Mais avant les applications industrielles, il faut beaucoup de recherche fondamentale. Et elle ne se fait pas qu’au SLAC. Il existe aujourd’hui plus de 50 sources de rayons X basées sur des accélérateurs dans le monde. En Suisse, l’Institut Paul Scherrer possède la Source de Lumière Suisse (SLSLien externe), où Marco a réalisé certaines des expériences de sa thèse de doctorat, avec à l’époque une précision temporelle cent fois moindre – en dix ans, la technique a fait un bond de géant.

“La communauté, les gens, les échanges, l’ouverture d’esprit, tout cela permet d’être soi-même, d’explorer des idées nouvelles et de les confronter avec celles de gens tellement différents”

Comme la plupart des laboratoires similaires dans le monde, le SLAC met gratuitement les résultats de ses recherches à disposition.
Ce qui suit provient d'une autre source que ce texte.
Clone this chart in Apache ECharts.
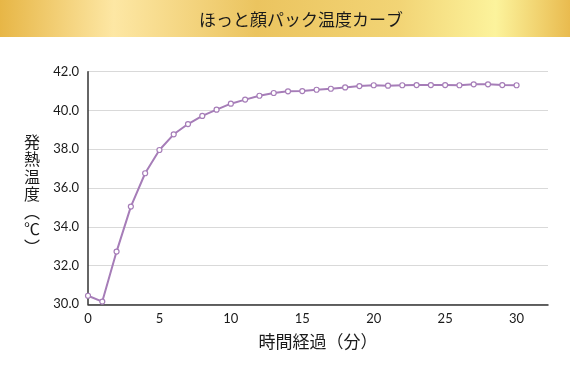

Les synthèses sont publiées dans des revues scientifiques à comité de lecture et les données brutes sont accessibles en ligne à l’ensemble de la communauté – qui ici n’est pas un vain mot. Marco Reinhard apprécie particulièrement cet aspect de son travail. «C’est vraiment là que je me sens bien, la communauté, les gens, les échanges, l’ouverture d’esprit, tout cela permet d’être soi-même, d’explorer des idées nouvelles et de les confronter avec celles de gens tellement différents».

Si communauté s’entend ici sans frontières, la compétition n’est pas absente pour autant. Comme l’explique le physicien, «il faut se battre pour arriver à obtenir du temps sur la machine pour réaliser une expérience. Et cela amène donc vraiment les chercheurs du monde entier à collaborer sur des propositions communes. Et ensuite, tous ces gens vont venir ici pour l’expérience».
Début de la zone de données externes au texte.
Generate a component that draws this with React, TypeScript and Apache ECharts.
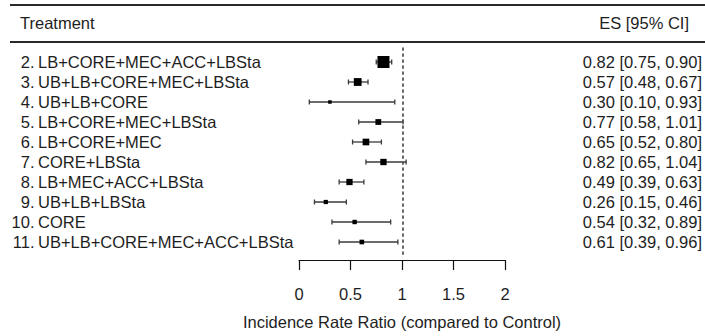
import React, { useEffect, useRef } from "react";
import * as echarts from "echarts";

const rowNums = ["2.", "3.", "4.", "5.", "6.", "7.", "8.", "9.", "10.", "11."];
const treatments = [
  "LB+CORE+MEC+ACC+LBSta",
  "UB+LB+CORE+MEC+LBSta",
  "UB+LB+CORE",
  "LB+CORE+MEC+LBSta",
  "LB+CORE+MEC",
  "CORE+LBSta",
  "LB+MEC+ACC+LBSta",
  "UB+LB+LBSta",
  "CORE",
  "UB+LB+CORE+MEC+ACC+LBSta",
];
const es = [0.82, 0.57, 0.3, 0.77, 0.65, 0.82, 0.49, 0.26, 0.54, 0.61];
const ciLow = [0.75, 0.48, 0.1, 0.58, 0.52, 0.65, 0.39, 0.15, 0.32, 0.39];
const ciHigh = [0.9, 0.67, 0.93, 1.01, 0.8, 1.04, 0.63, 0.46, 0.89, 0.96];
const xTicks = [0, 0.5, 1, 1.5, 2];
const xTitle = "Incidence Rate Ratio (compared to Control)";
const headLeft = "Treatment";
const headRight = "ES [95% CI]";
const refValue = 1;

const FONT = "'Liberation Sans', Arial, Helvetica, sans-serif";
const TEXT = "#1e1e1e";

export default function App() {
  const ref = useRef<HTMLDivElement>(null);
  useEffect(() => {
    if (!ref.current) return;
    const chart = echarts.init(ref.current, undefined, { renderer: "svg" });

    // marker size proportional to precision (1/SE on log scale), metafor-style
    const prec = es.map((_, i) => 3.92 / (Math.log(ciHigh[i]) - Math.log(ciLow[i])));
    const pMin = Math.min(...prec);
    const pMax = Math.max(...prec);
    const sizes = prec.map((p) => ((p - pMin) / (pMax - pMin)) * 8.5 + 3.5);

    const esLabels = es.map(
      (v, i) => `${v.toFixed(2)} [${ciLow[i].toFixed(2)}, ${ciHigh[i].toFixed(2)}]`
    );
    const data = es.map((v, i) => [v, i, ciLow[i], ciHigh[i], sizes[i]]);

    const catLabelBase = {
      fontFamily: FONT,
      fontSize: 16.5,
      color: TEXT,
      interval: 0,
    };

    chart.setOption({
      animation: false,
      grid: [
        { left: 299, right: 198, top: 52, bottom: 84 },
        { left: 299, right: 198, top: 45, bottom: 82 },
      ],
      xAxis: [
        {
          type: "value",
          gridIndex: 0,
          min: 0,
          max: 2,
          interval: 0.5,
          offset: 8,
          splitLine: { show: false },
          axisLine: { show: true, lineStyle: { color: "#111", width: 1.2 } },
          axisTick: { show: true, length: 10, lineStyle: { color: "#111", width: 1.2 } },
          axisLabel: {
            fontFamily: FONT,
            fontSize: 16.5,
            color: TEXT,
            margin: 25,
            formatter: (v: number) => (xTicks.includes(v) ? String(v) : ""),
          },
          name: xTitle,
          nameLocation: "middle",
          nameGap: 53,
          nameTextStyle: { fontFamily: FONT, fontSize: 16.5, color: TEXT },
        },
        {
          type: "value",
          gridIndex: 1,
          min: 0,
          max: 2,
          show: false,
        },
      ],
      yAxis: [
        {
          type: "category",
          gridIndex: 0,
          data: treatments,
          inverse: true,
          axisLine: { show: false },
          axisTick: { show: false },
          axisLabel: { ...catLabelBase, align: "left", margin: 261 },
        },
        {
          type: "category",
          gridIndex: 0,
          data: rowNums,
          inverse: true,
          position: "left",
          axisLine: { show: false },
          axisTick: { show: false },
          axisLabel: { ...catLabelBase, align: "right", margin: 264.5 },
        },
        {
          type: "category",
          gridIndex: 0,
          data: esLabels,
          inverse: true,
          position: "right",
          axisLine: { show: false },
          axisTick: { show: false },
          axisLabel: { ...catLabelBase, align: "right", margin: 197 },
        },
        {
          type: "value",
          gridIndex: 1,
          min: 0,
          max: 1,
          show: false,
        },
      ],
      series: [
        {
          type: "custom",
          xAxisIndex: 0,
          yAxisIndex: 0,
          data,
          encode: { x: [0, 2, 3], y: 1 },
          renderItem: (_params: any, api: any) => {
            const row = api.value(1);
            const c = api.coord([api.value(0), row]);
            const pl = api.coord([api.value(2), row]);
            const ph = api.coord([api.value(3), row]);
            const s = api.value(4);
            const lineStyle = { stroke: "#3a3a3a", lineWidth: 1.3 };
            return {
              type: "group",
              children: [
                { type: "line", shape: { x1: pl[0], y1: pl[1], x2: ph[0], y2: ph[1] }, style: lineStyle },
                { type: "line", shape: { x1: pl[0], y1: pl[1] - 2.5, x2: pl[0], y2: pl[1] + 2.5 }, style: lineStyle },
                { type: "line", shape: { x1: ph[0], y1: ph[1] - 2.5, x2: ph[0], y2: ph[1] + 2.5 }, style: lineStyle },
                {
                  type: "rect",
                  shape: { x: c[0] - s / 2, y: c[1] - s / 2, width: s, height: s },
                  style: { fill: "#000" },
                },
              ],
            };
          },
        },
        {
          type: "line",
          xAxisIndex: 1,
          yAxisIndex: 3,
          data: [
            [refValue, 0],
            [refValue, 1],
          ],
          symbol: "none",
          lineStyle: { color: "#555", width: 1.8, type: [1.8, 4.2], cap: "round" },
        },
      ],
      graphic: [
        { type: "line", shape: { x1: 10, y1: 5, x2: 705, y2: 5 }, style: { stroke: "#2a2a2a", lineWidth: 2 } },
        { type: "line", shape: { x1: 10, y1: 42, x2: 705, y2: 42 }, style: { stroke: "#2a2a2a", lineWidth: 2 } },
        {
          type: "text",
          x: 20,
          y: 23,
          style: { text: headLeft, font: `16.5px ${FONT}`, fill: TEXT, textVerticalAlign: "middle", textAlign: "left" },
        },
        {
          type: "text",
          x: 689,
          y: 23,
          style: { text: headRight, font: `16.5px ${FONT}`, fill: TEXT, textVerticalAlign: "middle", textAlign: "right" },
        },
      ],
    });
    return () => chart.dispose();
  }, []);
  return (
    <div
      ref={ref}
      style={{ position: "fixed", left: 0, top: 0, width: 705, height: 336, background: "#fff" }}
    />
  );
}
Et la plupart repartiront ensuite.

La nostalgie des saisons

Et Marco Reinhard, repartira-t-il un jour? Il admet que si lui et sa famille se sentent parfaitement bien en Californie, la météo toujours égale lui pèse parfois. «La pluie, la neige, ces journées où on apprécie de rester bien au chaud chez soi alors qu’il fait vraiment froid dehors, cela me manque».
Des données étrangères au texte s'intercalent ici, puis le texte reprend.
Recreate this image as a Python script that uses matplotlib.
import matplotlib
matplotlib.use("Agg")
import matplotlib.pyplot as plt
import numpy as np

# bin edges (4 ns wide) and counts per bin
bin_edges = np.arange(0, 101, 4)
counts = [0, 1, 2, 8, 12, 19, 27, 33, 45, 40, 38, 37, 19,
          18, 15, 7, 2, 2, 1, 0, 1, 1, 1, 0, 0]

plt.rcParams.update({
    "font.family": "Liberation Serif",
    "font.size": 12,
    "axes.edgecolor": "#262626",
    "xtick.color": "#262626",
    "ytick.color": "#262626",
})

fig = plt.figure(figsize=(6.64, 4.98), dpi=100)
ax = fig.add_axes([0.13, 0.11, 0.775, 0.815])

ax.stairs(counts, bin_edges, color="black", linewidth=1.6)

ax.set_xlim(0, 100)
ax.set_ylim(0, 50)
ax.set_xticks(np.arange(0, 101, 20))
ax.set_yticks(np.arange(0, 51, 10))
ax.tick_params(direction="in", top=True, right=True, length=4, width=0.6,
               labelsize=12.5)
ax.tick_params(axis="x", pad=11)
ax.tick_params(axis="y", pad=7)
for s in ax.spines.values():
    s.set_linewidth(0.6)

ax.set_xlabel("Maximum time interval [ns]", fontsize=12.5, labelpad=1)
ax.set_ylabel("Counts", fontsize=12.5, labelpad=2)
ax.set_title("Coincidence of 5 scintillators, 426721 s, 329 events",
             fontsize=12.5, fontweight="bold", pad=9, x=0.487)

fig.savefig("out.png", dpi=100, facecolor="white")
Et ce n’est pas la seule chose. «Je n’ai pas quitté la Suisse parce que j’y étais malheureux, et depuis ici, je vois mieux à quel point elle est belle». Au départ, il avait prévu de rester un an dans la Silicon Valley. C’était il y a neuf ans. Alors à 42 ans, sans faire de plans précis, il se dit «presque sûr qu’un jour, nous revivrons en Suisse».